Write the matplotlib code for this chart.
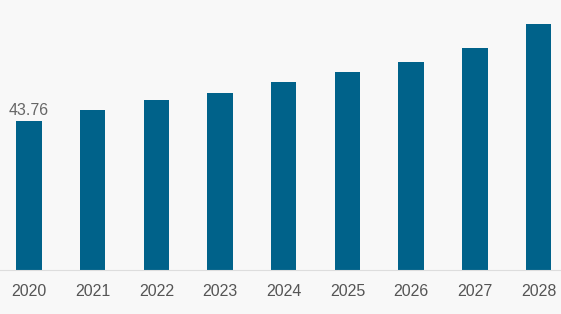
import matplotlib
matplotlib.use('Agg')
import matplotlib.pyplot as plt
import numpy as np

years = ['2020', '2021', '2022', '2023', '2024', '2025', '2026', '2027', '2028']
values = [43.76, 47.0, 49.9, 52.0, 55.2, 58.2, 61.1, 65.2, 72.3]

plt.rcParams['font.family'] = ['Liberation Sans', 'DejaVu Sans']

bg = '#f8f8f8'
fig = plt.figure(figsize=(5.61, 3.14), dpi=100, facecolor=bg)
ax = fig.add_axes([0, 0.14, 1, 0.86], facecolor=bg)

x = np.arange(len(years))
ax.bar(x, values, width=0.4, color='#00628a')
ax.text(x[0], values[0] + 1.0, '%.2f' % values[0], ha='center', va='bottom',
        fontsize=11.5, color='#666666')

ax.set_xlim(-0.455, 8.353)
ax.set_ylim(0, 79.3)
ax.set_yticks([])
ax.set_xticks(x)
ax.set_xticklabels(years, fontsize=11.5, color='#555555')
ax.tick_params(axis='x', length=0, pad=10)
for s in ['top', 'right', 'left']:
    ax.spines[s].set_visible(False)
ax.spines['bottom'].set_color('#dddddd')

fig.savefig('out.png', dpi=100, facecolor=bg)
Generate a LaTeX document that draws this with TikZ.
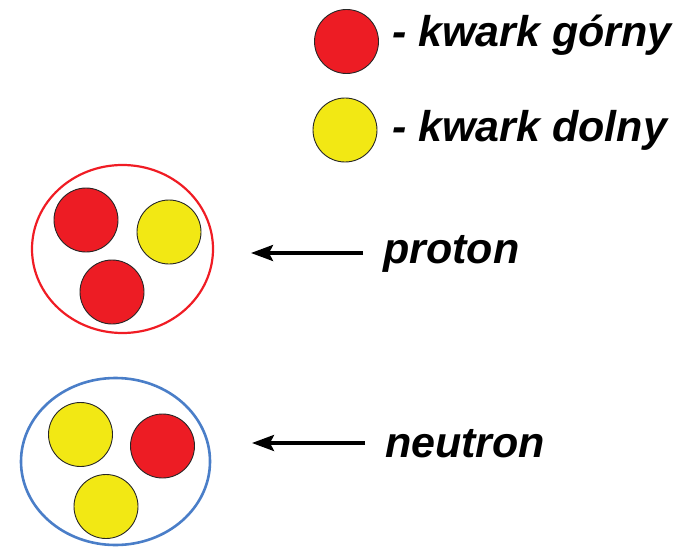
\documentclass[tikz,border=0pt]{standalone}
\usepackage{fontspec}
\setmainfont{Liberation Sans}
\usetikzlibrary{shapes.geometric,arrows.meta}
\definecolor{qred}{HTML}{ED1C24}
\definecolor{qyellow}{HTML}{F2E814}
\definecolor{nblue}{HTML}{4A7EC8}
\definecolor{pred}{HTML}{F01C24}
\tikzset{
  quark/.style={circle, draw=black!85, line width=0.9pt, minimum size=64pt, inner sep=0pt},
  up/.style={quark, fill=qred},
  down/.style={quark, fill=qyellow},
  label/.style={anchor=base west, inner sep=0pt, font=\fontsize{43}{50}\selectfont\bfseries\itshape},
  hadron/.style={ellipse, inner sep=0pt},
  pointer/.style={line width=3.3pt, -{Stealth[length=22pt,width=16pt,inset=4pt]}}
}
\begin{document}
\begin{tikzpicture}[x=1pt,y=-1pt]
\useasboundingbox (0,0) rectangle (684,548);
% legend
\node[up] (lu) at (346.5,41.5) {};
\node[label] (tu) at (392,47) {- kwark górny};
\node[down] (ld) at (345,130) {};
\node[label] (td) at (392,142) {- kwark dolny};
% proton
\node[hadron, draw=pred, line width=2.2pt, minimum width=181pt, minimum height=168pt] (p) at (122.5,249) {};
\node[up] (p1) at (86,220) {};
\node[down] (p2) at (169,232) {};
\node[up] (p3) at (112,292) {};
\node[label] (tp) at (383,263) {proton};
\coordinate (ps) at (363,253);
\coordinate (pe) at (251,253);
\draw[pointer] (ps) -- (pe);
% neutron
\node[hadron, draw=nblue, line width=2.6pt, minimum width=189pt, minimum height=167pt] (n) at (115.5,461.5) {};
\node[down] (n1) at (80.5,434.5) {};
\node[up] (n2) at (162.5,446) {};
\node[down] (n3) at (106,506.5) {};
\node[label] (tn) at (385,457) {neutron};
\coordinate (ns) at (365,443);
\coordinate (ne) at (252,443);
\draw[pointer] (ns) -- (ne);
\end{tikzpicture}
\end{document}
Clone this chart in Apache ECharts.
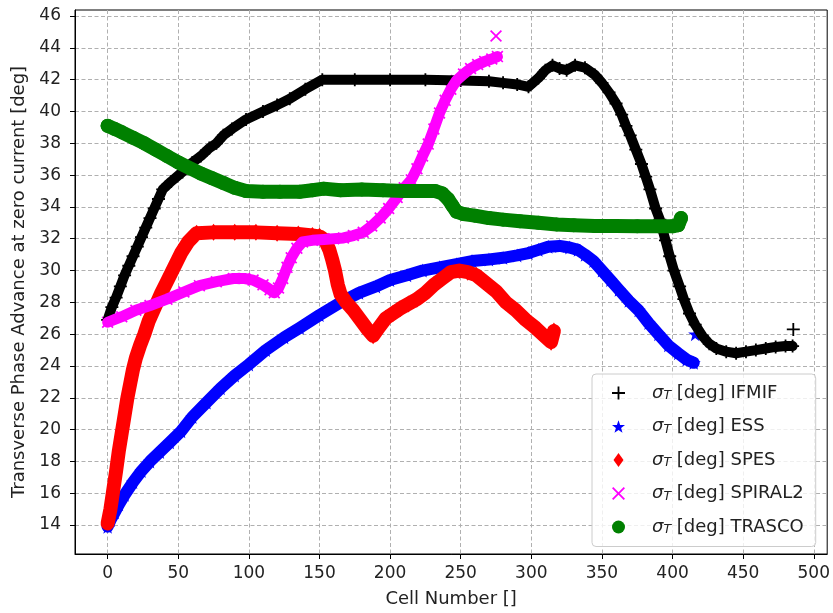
<!DOCTYPE html>
<html>
<head>
<meta charset="utf-8">
<script src="https://cdn.jsdelivr.net/npm/echarts@6/dist/echarts.min.js"></script>
<style>html,body{margin:0;padding:0;background:#fff}#c{width:833px;height:613px}</style>
</head>
<body>
<div id="c"></div>
<script>
// ---- data ----
const xTicks = [0, 50, 100, 150, 200, 250, 300, 350, 400, 450, 500];
const yTicks = [14, 16, 18, 20, 22, 24, 26, 28, 30, 32, 34, 36, 38, 40, 42, 44, 46];

const ifmifCell = [0,3,6,9,12,15,18,21,24,27,30,33,36,39,45,53,60,66,72,77,82,88,98,110,120,129,140,152,175,200,225,250,270,280,290,298,305,310,315,320,325,331,338,345,350,355,360,364,367,370,374,378,381,384,388,391,395,398,401,405,408,412,416,421,426,431,438,445,452,459,466,473,480,485];
const ifmifPhase = [26.9,27.7,28.3,29.0,29.7,30.3,30.9,31.5,32.1,32.7,33.3,33.9,34.5,35.1,35.6,36.2,36.8,37.2,37.7,38.0,38.5,38.9,39.5,40.0,40.4,40.8,41.4,42.0,42.0,42.0,42.0,41.95,41.9,41.8,41.7,41.55,42.1,42.6,42.9,42.7,42.6,42.9,42.75,42.3,41.8,41.2,40.5,39.8,39.1,38.5,37.6,36.7,35.9,35.1,33.9,33.2,31.9,30.9,30.0,29.0,28.2,27.3,26.6,25.9,25.4,25.1,24.9,24.8,24.9,25.0,25.1,25.2,25.25,25.25];
const ifmifExtra = [485.5, 26.3];

const essCell = [0,2,5,8,12,18,24,30,37,44,52,60,70,80,90,100,112,125,136,150,165,178,190,200,212,223,235,247,258,270,280,290,298,305,312,320,327,333,338,344,350,356,362,369,376,383,390,397,404,410,415];
const essPhase = [13.9,14.3,14.8,15.3,15.9,16.7,17.4,18.0,18.6,19.2,19.9,20.8,21.7,22.6,23.4,24.1,25.0,25.8,26.4,27.2,28.0,28.6,29.0,29.4,29.7,30.0,30.2,30.4,30.6,30.7,30.8,30.95,31.1,31.3,31.5,31.55,31.45,31.3,31.0,30.6,30.0,29.4,28.8,28.1,27.5,26.7,26.0,25.3,24.8,24.4,24.2];
const essExtra = [416, 26.0];

const spesCell = [0,2,4,6,8,10,12,14,16,18,20,23,26,29,33,38,42,47,52,57,63,75,90,105,120,135,145,150,154,157,159,161,163,165,169,174,179,184,188,192,197,202,207,213,219,225,231,237,243,249,255,261,268,275,282,289,296,303,309,314,316];
const spesPhase = [14.1,15.0,16.2,17.4,18.7,19.8,20.9,22.0,22.9,23.8,24.5,25.3,26.0,26.8,27.6,28.6,29.3,30.2,31.1,31.8,32.35,32.4,32.4,32.4,32.35,32.3,32.2,32.15,31.9,31.3,30.7,30.0,29.1,28.5,28.0,27.5,26.9,26.3,25.9,26.4,27.0,27.3,27.6,27.9,28.2,28.6,29.1,29.5,29.9,30.0,29.9,29.7,29.2,28.7,28.0,27.5,26.9,26.4,25.9,25.5,26.2];

const spiralCell = [0,10,20,30,42,54,65,77,89,97,103,110,115,118,121,124,127,130,134,138,145,153,160,167,174,181,187,193,199,205,210,215,219,223,227,231,235,239,243,247,252,257,262,267,272,276];
const spiralPhase = [26.75,27.1,27.5,27.8,28.2,28.65,29.05,29.3,29.5,29.5,29.4,29.1,28.8,28.6,28.9,29.5,30.2,30.8,31.4,31.8,31.9,31.95,32.0,32.05,32.2,32.4,32.8,33.3,33.9,34.6,35.2,35.7,36.4,37.2,37.95,38.9,39.9,40.7,41.4,41.95,42.35,42.7,42.95,43.15,43.3,43.45];
const spiralExtra = [275, 44.75];

const trascoCell = [0,5,10,18,26,34,42,50,58,66,74,82,90,98,110,122,136,145,153,165,180,195,210,222,232,237,241,244,247,252,260,270,280,292,305,318,330,345,360,375,390,400,404,406];
const trascoPhase = [39.1,38.9,38.7,38.35,38.0,37.6,37.2,36.8,36.45,36.1,35.8,35.5,35.2,35.0,34.95,34.95,34.95,35.05,35.15,35.05,35.1,35.05,35.0,35.0,35.0,34.85,34.5,34.1,33.7,33.55,33.45,33.3,33.2,33.1,33.0,32.9,32.85,32.8,32.8,32.78,32.78,32.78,32.85,33.3];

const names = ['IFMIF', 'ESS', 'SPES', 'SPIRAL2', 'TRASCO'];
// ---- end data ----

const zip = (a, b) => a.map((v, i) => [v, b[i]]);

const plusPath = 'path://M4.3,0H5.7V4.3H10V5.7H5.7V10H4.3V5.7H0V4.3H4.3Z';
const crossPath = 'path://M0,1L1,0L5,4L9,0L10,1L6,5L10,9L9,10L5,6L1,10L0,9L4,5Z';
const starPath = 'path://M5,0L6.18,3.38L9.76,3.45L6.9,5.62L7.94,9.05L5,7L2.06,9.05L3.1,5.62L0.24,3.45L3.82,3.38Z';
const diamondPath = 'path://M5,0L10,7L5,14L0,7Z';

const specs = [
  {name: names[0], cell: ifmifCell, val: ifmifPhase, extra: [ifmifExtra], color: '#000000', sym: plusPath, size: 13, lw: 10},
  {name: names[1], cell: essCell, val: essPhase, extra: [essExtra], color: '#0000ff', sym: starPath, size: 14, lw: 12},
  {name: names[2], cell: spesCell, val: spesPhase, extra: [], color: '#ff0000', sym: diamondPath, size: [12, 17], lw: 14},
  {name: names[3], cell: spiralCell, val: spiralPhase, extra: [spiralExtra], color: '#ff00ff', sym: crossPath, size: 12, lw: 11},
  {name: names[4], cell: trascoCell, val: trascoPhase, extra: [], color: '#008000', sym: 'circle', size: 14, lw: 14}
];

const series = [];
specs.forEach(s => {
  const pts = zip(s.cell, s.val);
  series.push({
    type: 'line', name: s.name + '_band', data: pts, showSymbol: false, silent: true,
    lineStyle: {color: s.color, width: s.lw, cap: 'round', join: 'round'}
  });
  series.push({
    type: 'scatter', name: s.name, data: pts.concat(s.extra), symbol: s.sym, symbolSize: s.size,
    itemStyle: {color: s.color, opacity: 1}, silent: true
  });
});

const FONT = 'DejaVu Sans';
const FS = 17;   // tick labels
const FN = 18;   // axis names and legend
const chart = echarts.init(document.getElementById('c'), null, {renderer: 'canvas'});
chart.setOption({
  animation: false,
  backgroundColor: '#ffffff',
  textStyle: {fontFamily: FONT},
  grid: {left: 75, right: 5, top: 10, bottom: 57, show: true, borderColor: '#000', borderWidth: 1, containLabel: false},
  xAxis: {
    type: 'value', min: -23.1, max: 509.5,
    name: 'Cell Number []', nameLocation: 'middle', nameGap: 36,
    nameTextStyle: {fontFamily: FONT, fontSize: FN, color: '#222'},
    axisLine: {show: true, onZero: false, lineStyle: {color: '#000', width: 1}},
    axisTick: {show: true, customValues: xTicks, length: 5, inside: false, lineStyle: {color: '#000'}},
    axisLabel: {customValues: xTicks, fontFamily: FONT, fontSize: FS, color: '#222', margin: 11},
    splitLine: {show: true, lineStyle: {color: '#b0b0b0', type: [4, 2.5], width: 1}}
  },
  yAxis: {
    type: 'value', min: 12.18, max: 46.38,
    name: 'Transverse Phase Advance at zero current [deg]', nameLocation: 'middle', nameGap: 46,
    nameTextStyle: {fontFamily: FONT, fontSize: FN, color: '#222'},
    axisLine: {show: true, onZero: false, lineStyle: {color: '#000', width: 1}},
    axisTick: {show: true, customValues: yTicks, length: 5, inside: false, lineStyle: {color: '#000'}},
    axisLabel: {customValues: yTicks, fontFamily: FONT, fontSize: FS, color: '#222', margin: 14},
    splitLine: {show: true, lineStyle: {color: '#b0b0b0', type: [4, 2.5], width: 1}}
  },
  legend: {
    orient: 'vertical', left: 592, top: 374,
    backgroundColor: 'rgba(255,255,255,0.8)', borderColor: '#cccccc', borderWidth: 1, borderRadius: 4,
    padding: [10, 12, 10, 20],
    itemWidth: 13, itemHeight: 14, itemGap: 15,
    data: [
      {name: names[0], icon: plusPath},
      {name: names[1], icon: starPath},
      {name: names[2], icon: diamondPath},
      {name: names[3], icon: crossPath},
      {name: names[4], icon: 'circle'}
    ],
    formatter: n => '{g|σ}{s|T}{t| [deg] ' + n + '}',
    textStyle: {
      fontFamily: FONT, fontSize: FN, color: '#222', padding: [0, 0, 0, 22],
      rich: {
        g: {fontFamily: FONT, fontSize: FN, fontStyle: 'italic', color: '#222', lineHeight: 19},
        s: {fontFamily: FONT, fontSize: 12.5, fontStyle: 'italic', color: '#222', lineHeight: 13, verticalAlign: 'bottom'},
        t: {fontFamily: FONT, fontSize: FN, color: '#222', lineHeight: 19}
      }
    }
  },
  series: series
});
</script>
</body>
</html>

* Written task *
The lines from the start of the entries above through the one containing "fontsize=11.5, color='#666666')" are to be retyped exactly, and no others. Pictures are left out.

* Complete output *
Write the matplotlib code for this chart.
import matplotlib
matplotlib.use('Agg')
import matplotlib.pyplot as plt
import numpy as np

years = ['2020', '2021', '2022', '2023', '2024', '2025', '2026', '2027', '2028']
values = [43.76, 47.0, 49.9, 52.0, 55.2, 58.2, 61.1, 65.2, 72.3]

plt.rcParams['font.family'] = ['Liberation Sans', 'DejaVu Sans']

bg = '#f8f8f8'
fig = plt.figure(figsize=(5.61, 3.14), dpi=100, facecolor=bg)
ax = fig.add_axes([0, 0.14, 1, 0.86], facecolor=bg)

x = np.arange(len(years))
ax.bar(x, values, width=0.4, color='#00628a')
ax.text(x[0], values[0] + 1.0, '%.2f' % values[0], ha='center', va='bottom',
        fontsize=11.5, color='#666666')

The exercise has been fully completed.